Conciliar

The Seven Ecumenical Councils

325–787 · 4th–8th c. · 16 works

The Seven Ecumenical Councils are the seven assemblies of bishops, convened between 325 and 787, that the Orthodox Church receives as authoritative for the whole Church (the Greek oikoumene, the inhabited world). An ecumenical or general council was a gathering of bishops representing the universal Church, as distinct from a regional synod, summoned to settle grave disputes over faith, and its decisions were held to bind all Christians. Both the Eastern Orthodox and Roman Catholic traditions recognize these same seven as the foundational councils of the undivided early Church.

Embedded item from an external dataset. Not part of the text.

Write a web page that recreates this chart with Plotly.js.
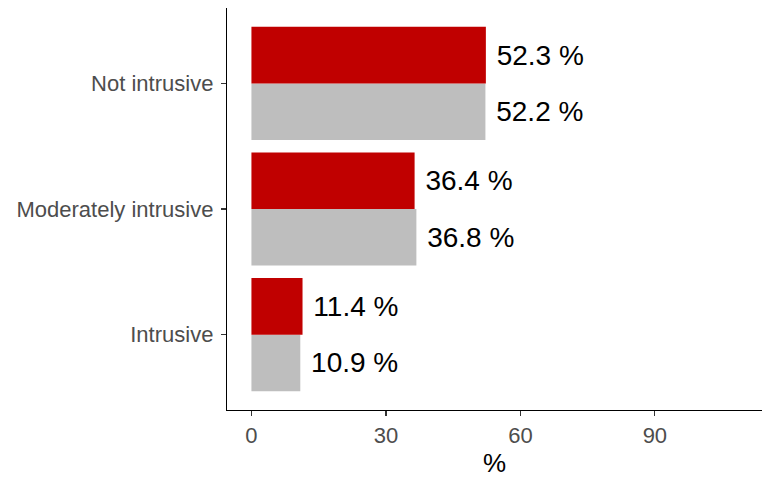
<!DOCTYPE html>
<html>
<head>
<meta charset="utf-8">
<script src="https://cdn.plot.ly/plotly-3.0.1.min.js"></script>
<style>html,body{margin:0;padding:0;background:#fff;}#chart{width:762px;height:478px;}</style>
</head>
<body>
<div id="chart"></div>
<script>
var categories = ['Intrusive', 'Moderately intrusive', 'Not intrusive'];
var redValues = [11.4, 36.4, 52.3];
var greyValues = [10.9, 36.8, 52.2];
var xTickValues = [0, 30, 60, 90];

var font = 'Liberation Sans, Arial, sans-serif';

function barTrace(name, values, color) {
  return {
    type: 'bar',
    orientation: 'h',
    name: name,
    y: categories,
    x: values,
    marker: {color: color, line: {width: 0}},
    text: values.map(function (v) { return '\u00a0' + v.toFixed(1) + ' %'; }),
    texttemplate: '%{text}',
    textposition: 'outside',
    constraintext: 'none',
    cliponaxis: false,
    textfont: {family: font, size: 28, color: '#000000'},
    hoverinfo: 'skip'
  };
}

var data = [
  barTrace('Grey', greyValues, '#BEBEBE'),
  barTrace('Red', redValues, '#C00000')
];

var layout = {
  width: 762,
  height: 478,
  margin: {l: 227, r: 0, t: 8, b: 68, pad: 0},
  paper_bgcolor: '#ffffff',
  plot_bgcolor: '#ffffff',
  showlegend: false,
  barmode: 'group',
  bargap: 0.1,
  bargroupgap: 0,
  font: {family: font},
  xaxis: {
    range: [-5.45, 113.9],
    tickvals: xTickValues,
    ticktext: xTickValues.map(String),
    showgrid: false,
    zeroline: false,
    showline: true,
    linecolor: '#000000',
    linewidth: 1.2,
    ticks: 'outside',
    ticklen: 5,
    tickwidth: 1.2,
    tickcolor: '#333333',
    tickfont: {family: font, size: 22, color: '#4D4D4D'},
    title: {text: '%', font: {family: font, size: 26, color: '#000000'}, standoff: 11},
    automargin: false
  },
  yaxis: {
    type: 'category',
    categoryorder: 'array',
    categoryarray: categories,
    range: [-0.6, 2.6],
    showgrid: false,
    zeroline: false,
    showline: true,
    linecolor: '#000000',
    linewidth: 1.2,
    ticks: 'outside',
    ticklen: 5,
    tickwidth: 1.2,
    tickcolor: '#333333',
    ticklabelstandoff: 3,
    tickfont: {family: font, size: 22, color: '#4D4D4D'},
    automargin: false
  }
};

Plotly.newPlot('chart', data, layout, {displayModeBar: false, staticPlot: true});
</script>
</body>
</html>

The first four councils chiefly defined the doctrine of God and of Christ. Nicaea I (325), called by the Emperor Constantine, condemned Arius and confessed the Son as 'of the same substance' (homoousios) with the Father, 'begotten, not made.' Constantinople I (381) affirmed the full divinity of the Holy Spirit and gave the Creed its enduring form, while Ephesus (431) upheld the title Theotokos (God-bearer) for the Virgin Mary against Nestorius, and Chalcedon (451) defined that Christ is one person in two natures, divine and human, against the Monophysites.

The later three councils completed and defended this Christological teaching. Constantinople II (553) reaffirmed the unity of Christ's person in His two natures by condemning writings associated with Nestorianism (the 'Three Chapters'); Constantinople III (680–681) confirmed that Christ possesses two wills and two operations, divine and human, against Monothelitism; and Nicaea II (787) ended the first iconoclast crisis by decreeing that holy icons merit honor and veneration, though adoration belongs to God alone.

Each council issued both dogmatic definitions (the horoi, or 'boundary' statements of the faith) and disciplinary canons governing church order and practice. Orthodox tradition regards these definitions as expressions of the mind of the whole Church, guided by the Holy Spirit and confirmed by the Church's reception; later councils such as Ephesus and Chalcedon treated the decrees of Nicaea as unalterable. In this view the ecumenical councils, once truly received, do not err in matters of faith, and their creed and definitions remain the doctrinal foundation of Orthodox Christianity.